Afterlife : Vivre à petit à feu

L’être humain ne cesse de questionner le monde qui l’entoure. L’être humain veut donner à tout prix un raisonnement logique à tout et n’importe quoi. L’être humain a peur de l’inconnu. Mais l’être humain n’arrivera probablement jamais à résoudre un des plus grands mystères : il y a-t-il une vie après la mort ?

Afterlife n’est pas une énième production Netflix de science-fiction sur de futures prouesses technologiques dans une dystopie où ce mystère aurait été percé. Afterlife est une production bien plus terre-à-terre, maniant habilement une autre vie après la mort : celle de ceux qui restent.

Ricky Gervais est un être humain qui nous fait questionner le monde qui nous entoure, à sa manière. Le créateur de The Office nous avait livré une production qui concernait tout le monde. Ricky Gervais est un homme pour qui le quotidien est d’une importance primordiale. Avec The Office, la vie professionnelle était critiquée, avec des personnages aux vies soporifiques, des situations burlesques et des blagues vaseuses. Le flegme à la britannique sauce ramette de papier. Qui n’a jamais aspiré à une vie de commercial dans le papier aussi ?

Dans Derek, Ricky Gervais s’interrogeait déjà sur la période de la fin de vie. Derek était subtile et fourbe, car il utilisait l’humour cynique propre à son créateur pour tirer le spectateur vers une série humoristique.
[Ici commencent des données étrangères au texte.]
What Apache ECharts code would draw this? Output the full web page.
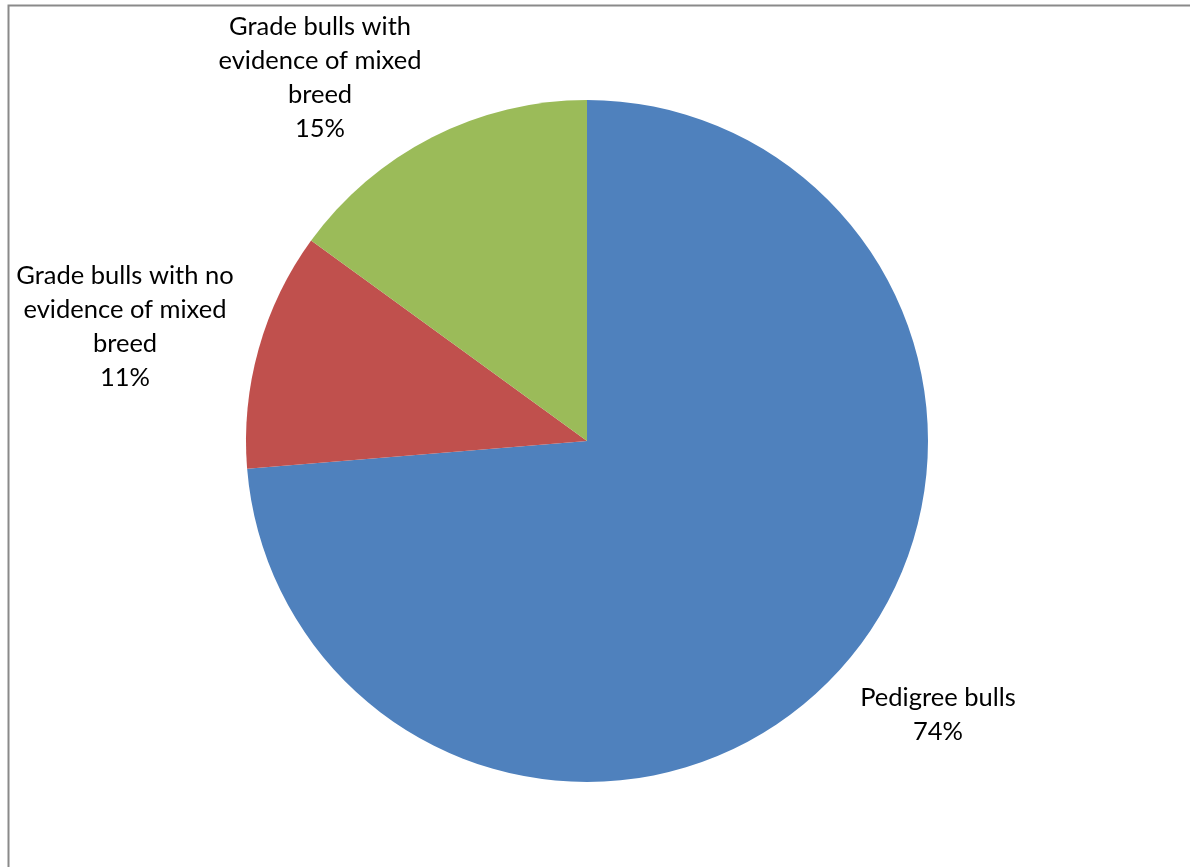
<!DOCTYPE html>
<html>
<head>
<meta charset="utf-8">
<script src="https://cdn.jsdelivr.net/npm/echarts@6/dist/echarts.min.js"></script>
<style>html,body{margin:0;padding:0;background:#fff;}#c{width:1190px;height:867px;}</style>
</head>
<body>
<div id="c"></div>
<script>
const categories = ['Pedigree bulls', 'Grade bulls with no\nevidence of mixed\nbreed', 'Grade bulls with\nevidence of mixed\nbreed'];
const values = [73.7, 11.3, 15.0];
const colors = ['#4F81BD', '#C0504D', '#9BBB59'];
const labelPos = [[938, 715], [125, 327], [320, 78]];

const chart = echarts.init(document.getElementById('c'));
chart.setOption({
  animation: false,
  backgroundColor: '#fff',
  graphic: [{
    type: 'rect', shape: { x: 8.5, y: 5.5, width: 1300, height: 1000 },
    style: { fill: 'none', stroke: '#8a8a8a', lineWidth: 2 }, silent: true
  }],
  series: [{
    type: 'pie',
    center: [587, 441],
    radius: 341,
    startAngle: 90,
    clockwise: true,
    data: categories.map((n, i) => ({ name: n, value: values[i], itemStyle: { color: colors[i] } })),
    itemStyle: { borderWidth: 0 },
    label: {
      show: true,
      position: 'outside',
      overflow: 'none',
      formatter: p => p.name + '\n' + Math.round(p.percent) + '%',
      fontFamily: 'Lato, "Open Sans", sans-serif',
      fontSize: 25.5,
      lineHeight: 34,
      color: '#000',
      align: 'center'
    },
    labelLine: { show: false },
    labelLayout: p => ({ x: labelPos[p.dataIndex][0], y: labelPos[p.dataIndex][1], align: 'center', verticalAlign: 'middle' })
  }]
});
</script>
</body>
</html>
La subtilité et la fourbe venaient quand le dramatique survenait subitement.

Afterlife est un mix de ses deux productions. Tony est un homme qui travaille au Tambury Gazette, un journal local d’une petite ville. Il vit seul avec son chien. Sa femme s’est éteinte il y a peu. La 4ème étape du deuil fait partie de son quotidien : la dépression et la douleur. Une dépression qui se ressent dans son laisser-aller quotidien : que ce soit dans son hygiène de vie ou ses relations sociales. Un passant, un facteur, ses collègues, son boss : personne n’échappe à l’antipathie sociale de Tony. Une antipathie que l’on pouvait retrouver chez certains personnages de The Office.

C’est en creusant le personnage de Tony, dans sa maison qui lui sert de carapace, que l’on découvre un Tony intime, à vivre par procuration grâce aux vidéos que sa femme a enregistrées dans sa chambre d’hôpital. Une sorte de manuel vidéo de survie à l’après-vie sans elle. Cette vie qui paraissait si joyeuse, emplie d’amour et de complicité dans ce couple, qui semble déjà bien loin pour le protagoniste.

Ricky Gervais est indéniablement un scénariste et un producteur de talent. L’intelligence de l’écriture, la profondeur de ses personnages et son talent d’acteur font de chacune de ses productions un iceberg. Un iceberg où la partie comique est visible et où le dramatique est caché. Dans ce pilote d’Afterlife, le dramatique est bien caché chez lui, mais le potentiel de son personnage nous pousse fortement à découvrir le mystère qu’est Tony. Et aussi parce qu’il est aussi drôle qu’antipathique.